» Recorded data:
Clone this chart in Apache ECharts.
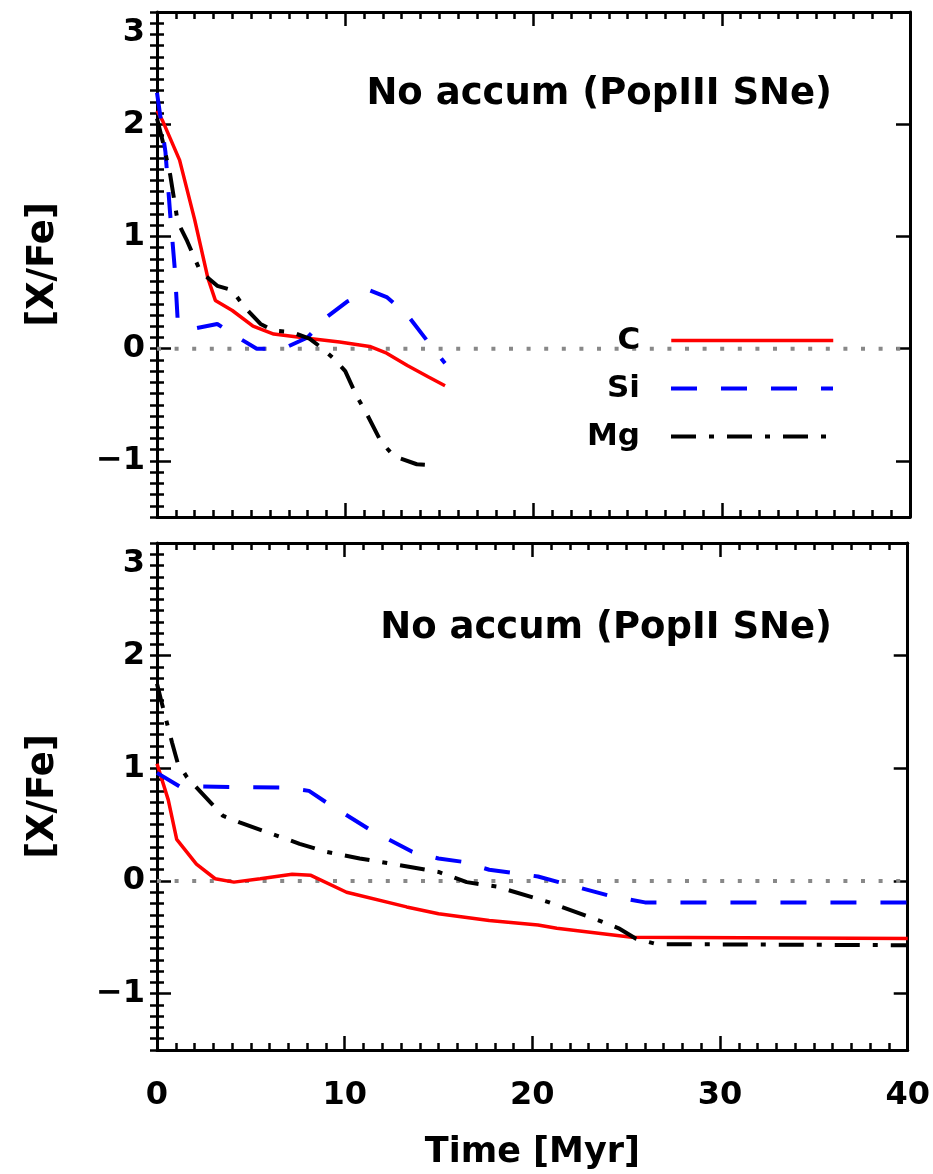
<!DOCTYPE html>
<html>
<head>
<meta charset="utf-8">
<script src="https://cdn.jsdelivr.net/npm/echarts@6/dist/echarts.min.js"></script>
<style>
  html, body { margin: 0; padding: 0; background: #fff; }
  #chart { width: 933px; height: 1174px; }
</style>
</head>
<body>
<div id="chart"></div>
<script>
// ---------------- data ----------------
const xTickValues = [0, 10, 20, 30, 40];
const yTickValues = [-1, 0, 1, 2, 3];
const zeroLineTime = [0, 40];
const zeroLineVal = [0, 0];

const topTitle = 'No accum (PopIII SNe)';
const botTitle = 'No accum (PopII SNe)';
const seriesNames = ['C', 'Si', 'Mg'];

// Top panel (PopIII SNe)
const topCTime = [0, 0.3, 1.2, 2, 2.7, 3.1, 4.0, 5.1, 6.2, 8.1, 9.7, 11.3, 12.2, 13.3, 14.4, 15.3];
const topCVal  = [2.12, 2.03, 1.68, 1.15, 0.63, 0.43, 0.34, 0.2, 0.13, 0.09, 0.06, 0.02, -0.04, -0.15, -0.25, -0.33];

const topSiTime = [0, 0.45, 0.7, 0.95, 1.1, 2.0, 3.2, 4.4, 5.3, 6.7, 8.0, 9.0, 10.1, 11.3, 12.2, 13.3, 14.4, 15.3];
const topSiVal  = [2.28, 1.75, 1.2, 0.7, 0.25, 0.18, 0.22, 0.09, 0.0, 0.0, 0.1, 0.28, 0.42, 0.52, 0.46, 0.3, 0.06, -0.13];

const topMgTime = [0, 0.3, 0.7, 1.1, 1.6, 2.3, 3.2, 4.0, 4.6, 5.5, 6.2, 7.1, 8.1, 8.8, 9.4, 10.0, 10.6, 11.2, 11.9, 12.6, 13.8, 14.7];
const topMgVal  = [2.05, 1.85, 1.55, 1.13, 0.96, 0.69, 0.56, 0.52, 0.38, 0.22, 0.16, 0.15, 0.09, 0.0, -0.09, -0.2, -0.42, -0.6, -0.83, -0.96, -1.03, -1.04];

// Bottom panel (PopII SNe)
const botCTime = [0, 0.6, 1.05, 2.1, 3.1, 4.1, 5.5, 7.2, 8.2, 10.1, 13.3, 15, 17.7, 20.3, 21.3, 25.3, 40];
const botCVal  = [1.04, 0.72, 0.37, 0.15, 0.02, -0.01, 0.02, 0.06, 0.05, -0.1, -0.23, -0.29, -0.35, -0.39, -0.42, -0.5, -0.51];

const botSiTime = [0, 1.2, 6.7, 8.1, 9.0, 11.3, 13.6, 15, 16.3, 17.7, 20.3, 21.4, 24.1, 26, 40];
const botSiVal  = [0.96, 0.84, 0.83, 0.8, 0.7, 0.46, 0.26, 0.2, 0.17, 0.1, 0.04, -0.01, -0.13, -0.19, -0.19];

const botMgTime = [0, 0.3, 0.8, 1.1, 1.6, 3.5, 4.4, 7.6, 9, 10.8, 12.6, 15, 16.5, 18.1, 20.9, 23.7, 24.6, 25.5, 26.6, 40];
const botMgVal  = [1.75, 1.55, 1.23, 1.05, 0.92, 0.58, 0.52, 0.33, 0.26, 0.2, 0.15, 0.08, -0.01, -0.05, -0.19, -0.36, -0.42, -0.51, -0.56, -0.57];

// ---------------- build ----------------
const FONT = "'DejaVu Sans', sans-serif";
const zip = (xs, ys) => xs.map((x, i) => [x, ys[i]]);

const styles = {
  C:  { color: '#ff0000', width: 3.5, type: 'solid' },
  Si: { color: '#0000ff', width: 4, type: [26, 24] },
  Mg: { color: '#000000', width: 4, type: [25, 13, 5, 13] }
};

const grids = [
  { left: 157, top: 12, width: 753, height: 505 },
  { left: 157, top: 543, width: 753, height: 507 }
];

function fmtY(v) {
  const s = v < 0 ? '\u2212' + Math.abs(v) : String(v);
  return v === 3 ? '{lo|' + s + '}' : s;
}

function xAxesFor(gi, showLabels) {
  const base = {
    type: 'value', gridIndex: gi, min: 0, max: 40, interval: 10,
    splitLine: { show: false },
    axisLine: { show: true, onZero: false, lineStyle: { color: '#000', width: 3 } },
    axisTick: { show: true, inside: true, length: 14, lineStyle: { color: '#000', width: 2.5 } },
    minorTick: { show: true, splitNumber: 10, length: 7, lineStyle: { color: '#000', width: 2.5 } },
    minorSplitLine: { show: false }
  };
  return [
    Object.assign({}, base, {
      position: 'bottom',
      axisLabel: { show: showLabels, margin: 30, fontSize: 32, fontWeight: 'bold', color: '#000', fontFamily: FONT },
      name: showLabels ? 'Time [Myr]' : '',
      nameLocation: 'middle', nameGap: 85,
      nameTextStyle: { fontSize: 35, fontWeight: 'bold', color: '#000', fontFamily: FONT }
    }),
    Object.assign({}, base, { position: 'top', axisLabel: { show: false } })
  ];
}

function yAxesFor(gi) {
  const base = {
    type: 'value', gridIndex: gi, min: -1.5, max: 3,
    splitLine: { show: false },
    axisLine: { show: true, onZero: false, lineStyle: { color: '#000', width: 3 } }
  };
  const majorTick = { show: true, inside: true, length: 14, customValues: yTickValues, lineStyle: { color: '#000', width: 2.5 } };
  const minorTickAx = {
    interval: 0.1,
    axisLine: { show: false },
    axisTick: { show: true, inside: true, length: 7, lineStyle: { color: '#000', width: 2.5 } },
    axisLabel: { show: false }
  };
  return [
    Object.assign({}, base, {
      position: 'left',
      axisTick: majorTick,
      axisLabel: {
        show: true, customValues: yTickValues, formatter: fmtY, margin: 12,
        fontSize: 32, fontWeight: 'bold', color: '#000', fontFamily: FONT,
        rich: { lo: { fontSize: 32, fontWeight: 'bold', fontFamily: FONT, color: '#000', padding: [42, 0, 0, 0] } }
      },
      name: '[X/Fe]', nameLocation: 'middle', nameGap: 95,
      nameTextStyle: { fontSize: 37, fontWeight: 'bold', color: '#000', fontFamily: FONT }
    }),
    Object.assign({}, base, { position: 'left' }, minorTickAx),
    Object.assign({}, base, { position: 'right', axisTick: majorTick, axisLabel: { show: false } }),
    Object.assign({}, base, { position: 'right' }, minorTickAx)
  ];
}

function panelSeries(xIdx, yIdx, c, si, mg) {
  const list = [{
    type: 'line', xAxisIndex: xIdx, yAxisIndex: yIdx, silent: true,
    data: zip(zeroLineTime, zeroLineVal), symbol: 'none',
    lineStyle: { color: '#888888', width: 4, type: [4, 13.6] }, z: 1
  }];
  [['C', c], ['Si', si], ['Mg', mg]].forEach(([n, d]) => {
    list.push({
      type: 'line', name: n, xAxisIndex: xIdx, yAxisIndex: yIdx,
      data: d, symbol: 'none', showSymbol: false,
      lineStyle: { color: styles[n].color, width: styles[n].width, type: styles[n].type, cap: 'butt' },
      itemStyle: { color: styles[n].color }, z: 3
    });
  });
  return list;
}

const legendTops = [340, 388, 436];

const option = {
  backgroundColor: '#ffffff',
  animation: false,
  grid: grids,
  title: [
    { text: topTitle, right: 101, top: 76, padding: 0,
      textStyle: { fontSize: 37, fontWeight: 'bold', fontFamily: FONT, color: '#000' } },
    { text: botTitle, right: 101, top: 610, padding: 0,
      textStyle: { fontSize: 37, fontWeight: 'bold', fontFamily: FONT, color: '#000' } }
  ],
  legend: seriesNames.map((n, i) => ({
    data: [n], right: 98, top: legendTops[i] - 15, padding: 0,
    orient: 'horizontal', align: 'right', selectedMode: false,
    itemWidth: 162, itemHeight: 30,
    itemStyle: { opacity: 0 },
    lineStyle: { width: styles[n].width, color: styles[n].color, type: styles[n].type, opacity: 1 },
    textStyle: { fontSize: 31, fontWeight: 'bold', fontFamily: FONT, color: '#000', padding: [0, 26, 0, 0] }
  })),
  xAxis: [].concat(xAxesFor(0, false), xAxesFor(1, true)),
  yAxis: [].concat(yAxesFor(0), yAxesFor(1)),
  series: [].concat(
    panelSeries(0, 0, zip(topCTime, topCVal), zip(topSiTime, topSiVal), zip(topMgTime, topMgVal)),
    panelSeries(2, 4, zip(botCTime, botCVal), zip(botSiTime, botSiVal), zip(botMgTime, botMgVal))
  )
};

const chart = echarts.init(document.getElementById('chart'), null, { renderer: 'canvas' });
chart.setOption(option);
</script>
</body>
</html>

» Exercise: Extract the lines exactly, please: the first line of the listing, the line with "-0.15, -0.25, -0.33];", and every line between them, but no pictures.

» Written response:
Clone this chart in Apache ECharts.
<!DOCTYPE html>
<html>
<head>
<meta charset="utf-8">
<script src="https://cdn.jsdelivr.net/npm/echarts@6/dist/echarts.min.js"></script>
<style>
  html, body { margin: 0; padding: 0; background: #fff; }
  #chart { width: 933px; height: 1174px; }
</style>
</head>
<body>
<div id="chart"></div>
<script>
// ---------------- data ----------------
const xTickValues = [0, 10, 20, 30, 40];
const yTickValues = [-1, 0, 1, 2, 3];
const zeroLineTime = [0, 40];
const zeroLineVal = [0, 0];

const topTitle = 'No accum (PopIII SNe)';
const botTitle = 'No accum (PopII SNe)';
const seriesNames = ['C', 'Si', 'Mg'];

// Top panel (PopIII SNe)
const topCTime = [0, 0.3, 1.2, 2, 2.7, 3.1, 4.0, 5.1, 6.2, 8.1, 9.7, 11.3, 12.2, 13.3, 14.4, 15.3];
const topCVal  = [2.12, 2.03, 1.68, 1.15, 0.63, 0.43, 0.34, 0.2, 0.13, 0.09, 0.06, 0.02, -0.04, -0.15, -0.25, -0.33];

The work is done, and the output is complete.